Compilation

Machine instructions and their files

Machine instructions are understood by the processor. Assembly level code provides a way to write machine instructions using words instead of hexadecimal instructions.

Executable files

When an operating system is being used, machine instructions, which are stored in a file or on fixed locations in the hard-disk, should be associated with suitable meta-data/ headers. Such files are called executable files.

Object files

Object files contain named segments of machine instructions - library functions. These files may be linked to executable files, from which, using a mechanism like the ‘call stack’, data is processed using the library functions.

Translation from High level programming language

Writing machine instructions directly is excruciating - most of the work is mechanical - it is best done automatically by specialized programs which read files with precise yet high-level instructions and create machine instructions.

Compiled vs interpreted languages

In the case of interpreted languages, this is done one line at a time. In case of compiled languages, this is done one program or code block at a time.

Some languages, like Java are compiled to a byte-code, which is then interpreted (translated to machine language) during execution.

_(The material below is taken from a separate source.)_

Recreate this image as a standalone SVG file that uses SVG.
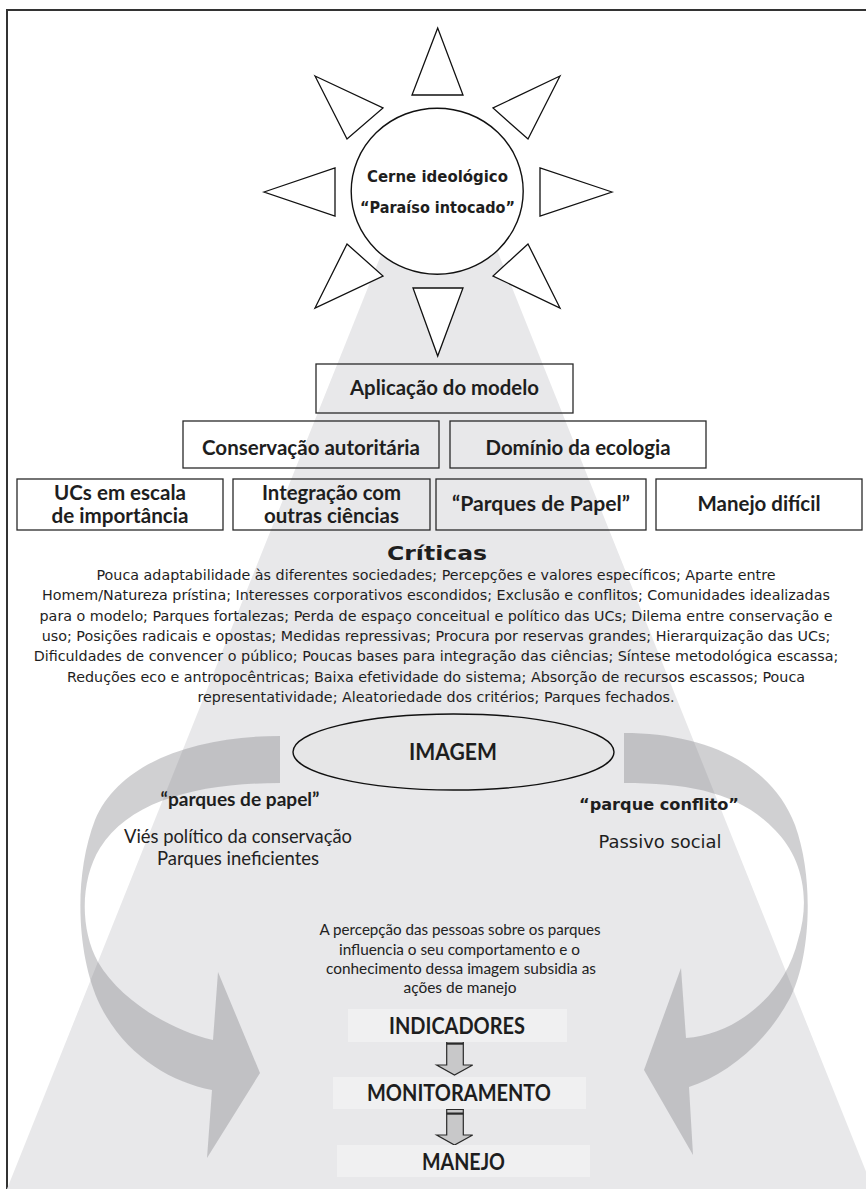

Run-times of programs written in Interpreted languages can slow down due to the cost of translating each line of code at run-time. This problem is assuaged with the use of ‘just in time’ compilers - now, loops can potentially be translated entirely to machine language before they are entered.

Freedom from error

Compiled langauges tend to be more error free, because successful compilation guarantees: a] every variable used is known to be clearly defined. b] Every function is passed the right sequence of arguments.

In case of a interpreted language, since they lack the compilation checks, errors are caught only at run-time, that too if execution of the erroneous part of the code is attempted. This can be assuaged by use of special linting tools.

Steps in translation

During lexical analysis, lexical tokens are identified from the high level program; variable names are distinguished from constants and operators. During syntactic analysis, or parsing, the tokens are put together into a bunch of instructions. Finally, addresses are assigned to variable names, and translation happens.

During this, linking is done by a linker: references to functions described in other object files are resolved.

Memory allocation

Compile-time memory allocation

This is memory allocated to data at compile time.

Memory can be considered as having been allocated at the time of function call and deallocated when the funciton exits. So, this is often visualized/ reffered to/ implemented as ‘stack space’.

Stack memory is often more limited compared to heap space (although both can be increased).

Run-time memory allocation

This is done at run-time. One cannot be absolutely certain beforehand about the exact amount of memory a program will require. There are overheads in dynamic allocation: there can be problems such as fragmentation: data used by the same chunk of code may be located in different memory blocks (either in the main memory or in the cache on the hard disk). Allocation algorithms take atleast 50 instructions for making one allocation.

The space used for dynamic memory allocation is often called ‘heap space’.